From the records below, copy every line that contains the word "Clone".

§ **Supplied information**:
'''
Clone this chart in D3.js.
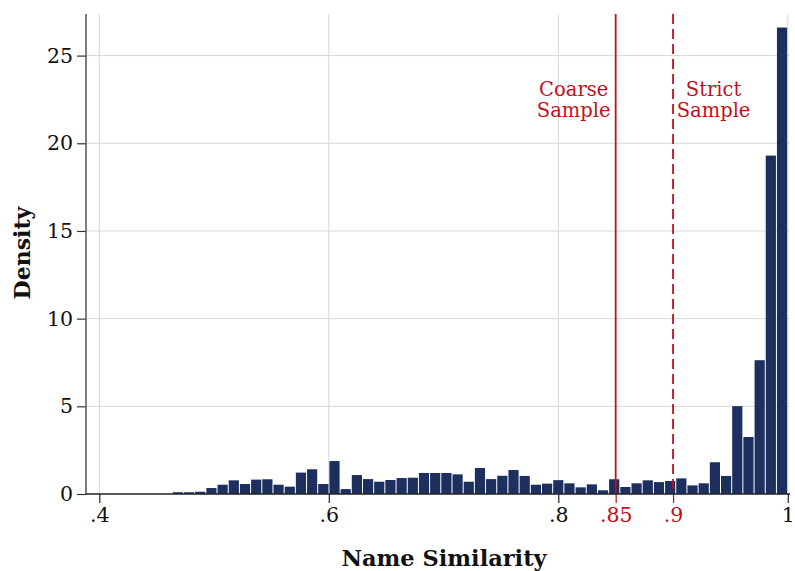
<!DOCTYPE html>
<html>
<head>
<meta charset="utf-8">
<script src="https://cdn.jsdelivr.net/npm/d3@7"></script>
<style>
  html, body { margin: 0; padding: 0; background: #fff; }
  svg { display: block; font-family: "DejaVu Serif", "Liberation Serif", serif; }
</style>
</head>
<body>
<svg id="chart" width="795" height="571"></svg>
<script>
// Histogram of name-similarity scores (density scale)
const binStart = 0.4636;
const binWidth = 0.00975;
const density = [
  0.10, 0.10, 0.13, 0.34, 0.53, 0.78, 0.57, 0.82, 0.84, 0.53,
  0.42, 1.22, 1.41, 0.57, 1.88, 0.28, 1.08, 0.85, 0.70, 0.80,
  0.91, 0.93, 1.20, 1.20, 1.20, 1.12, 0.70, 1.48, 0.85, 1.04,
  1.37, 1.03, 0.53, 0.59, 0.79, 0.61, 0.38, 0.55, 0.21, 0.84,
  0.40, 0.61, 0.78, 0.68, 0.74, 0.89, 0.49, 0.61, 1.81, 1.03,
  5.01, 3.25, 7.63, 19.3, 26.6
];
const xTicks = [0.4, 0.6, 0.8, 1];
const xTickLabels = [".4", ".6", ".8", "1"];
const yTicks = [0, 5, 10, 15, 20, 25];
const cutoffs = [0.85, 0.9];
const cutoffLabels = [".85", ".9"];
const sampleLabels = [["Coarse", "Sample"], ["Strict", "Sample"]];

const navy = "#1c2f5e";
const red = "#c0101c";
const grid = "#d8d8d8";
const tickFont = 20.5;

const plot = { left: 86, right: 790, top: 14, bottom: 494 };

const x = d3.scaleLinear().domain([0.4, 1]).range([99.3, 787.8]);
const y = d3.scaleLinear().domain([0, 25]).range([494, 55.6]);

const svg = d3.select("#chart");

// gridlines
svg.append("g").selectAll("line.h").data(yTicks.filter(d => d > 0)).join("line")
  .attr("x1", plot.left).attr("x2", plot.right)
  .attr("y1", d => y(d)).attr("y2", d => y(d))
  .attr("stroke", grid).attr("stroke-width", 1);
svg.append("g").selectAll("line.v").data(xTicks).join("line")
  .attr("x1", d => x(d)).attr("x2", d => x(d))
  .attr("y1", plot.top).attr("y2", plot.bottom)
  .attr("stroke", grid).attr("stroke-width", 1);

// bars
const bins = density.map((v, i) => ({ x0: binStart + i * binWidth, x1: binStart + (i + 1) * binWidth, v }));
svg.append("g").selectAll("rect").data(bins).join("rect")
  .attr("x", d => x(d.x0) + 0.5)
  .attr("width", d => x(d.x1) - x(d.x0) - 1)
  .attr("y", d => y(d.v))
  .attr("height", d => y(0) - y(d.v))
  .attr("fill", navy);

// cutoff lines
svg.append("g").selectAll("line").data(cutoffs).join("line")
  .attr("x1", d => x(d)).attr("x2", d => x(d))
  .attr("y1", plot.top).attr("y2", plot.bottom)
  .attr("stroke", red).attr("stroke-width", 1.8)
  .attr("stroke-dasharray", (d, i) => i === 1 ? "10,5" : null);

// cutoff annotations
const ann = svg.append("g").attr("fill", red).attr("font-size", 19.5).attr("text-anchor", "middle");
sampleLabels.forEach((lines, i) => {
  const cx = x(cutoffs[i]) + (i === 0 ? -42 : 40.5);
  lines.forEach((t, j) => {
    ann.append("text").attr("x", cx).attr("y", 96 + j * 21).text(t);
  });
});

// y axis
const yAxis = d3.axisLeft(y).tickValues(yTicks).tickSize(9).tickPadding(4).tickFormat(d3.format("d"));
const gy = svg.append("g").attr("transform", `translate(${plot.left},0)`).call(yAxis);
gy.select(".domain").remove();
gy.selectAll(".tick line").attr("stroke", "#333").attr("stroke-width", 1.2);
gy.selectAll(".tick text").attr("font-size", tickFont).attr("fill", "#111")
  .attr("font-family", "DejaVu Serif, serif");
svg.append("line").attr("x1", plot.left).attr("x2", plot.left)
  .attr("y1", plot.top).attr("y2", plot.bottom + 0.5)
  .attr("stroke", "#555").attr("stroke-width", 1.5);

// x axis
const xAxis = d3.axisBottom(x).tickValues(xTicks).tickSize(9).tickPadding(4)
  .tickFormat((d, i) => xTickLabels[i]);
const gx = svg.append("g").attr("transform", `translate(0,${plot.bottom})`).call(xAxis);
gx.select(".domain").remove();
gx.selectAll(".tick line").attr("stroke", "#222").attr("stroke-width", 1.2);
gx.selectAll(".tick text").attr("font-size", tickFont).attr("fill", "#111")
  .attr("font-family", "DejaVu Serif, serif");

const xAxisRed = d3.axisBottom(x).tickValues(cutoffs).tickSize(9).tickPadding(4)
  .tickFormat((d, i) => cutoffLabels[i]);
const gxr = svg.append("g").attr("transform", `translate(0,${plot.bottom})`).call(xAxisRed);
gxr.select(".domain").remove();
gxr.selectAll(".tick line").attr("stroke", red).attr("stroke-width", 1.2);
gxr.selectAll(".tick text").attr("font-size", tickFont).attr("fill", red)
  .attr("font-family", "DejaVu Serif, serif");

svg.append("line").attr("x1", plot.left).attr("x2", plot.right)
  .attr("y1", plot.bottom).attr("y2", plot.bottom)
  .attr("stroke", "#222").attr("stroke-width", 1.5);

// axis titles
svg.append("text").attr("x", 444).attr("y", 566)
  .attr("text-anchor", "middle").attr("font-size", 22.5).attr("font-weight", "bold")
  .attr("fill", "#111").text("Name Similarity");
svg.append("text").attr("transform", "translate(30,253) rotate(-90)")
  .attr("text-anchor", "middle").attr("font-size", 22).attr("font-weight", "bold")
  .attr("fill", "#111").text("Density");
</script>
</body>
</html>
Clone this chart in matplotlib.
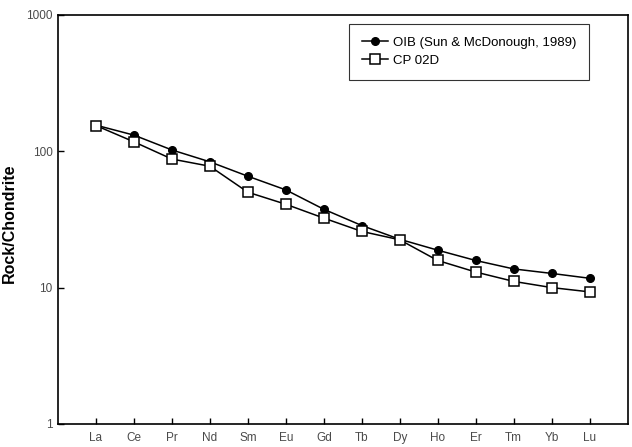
'''
§ **Completed task**:
Clone this chart in D3.js.
Clone this chart in matplotlib.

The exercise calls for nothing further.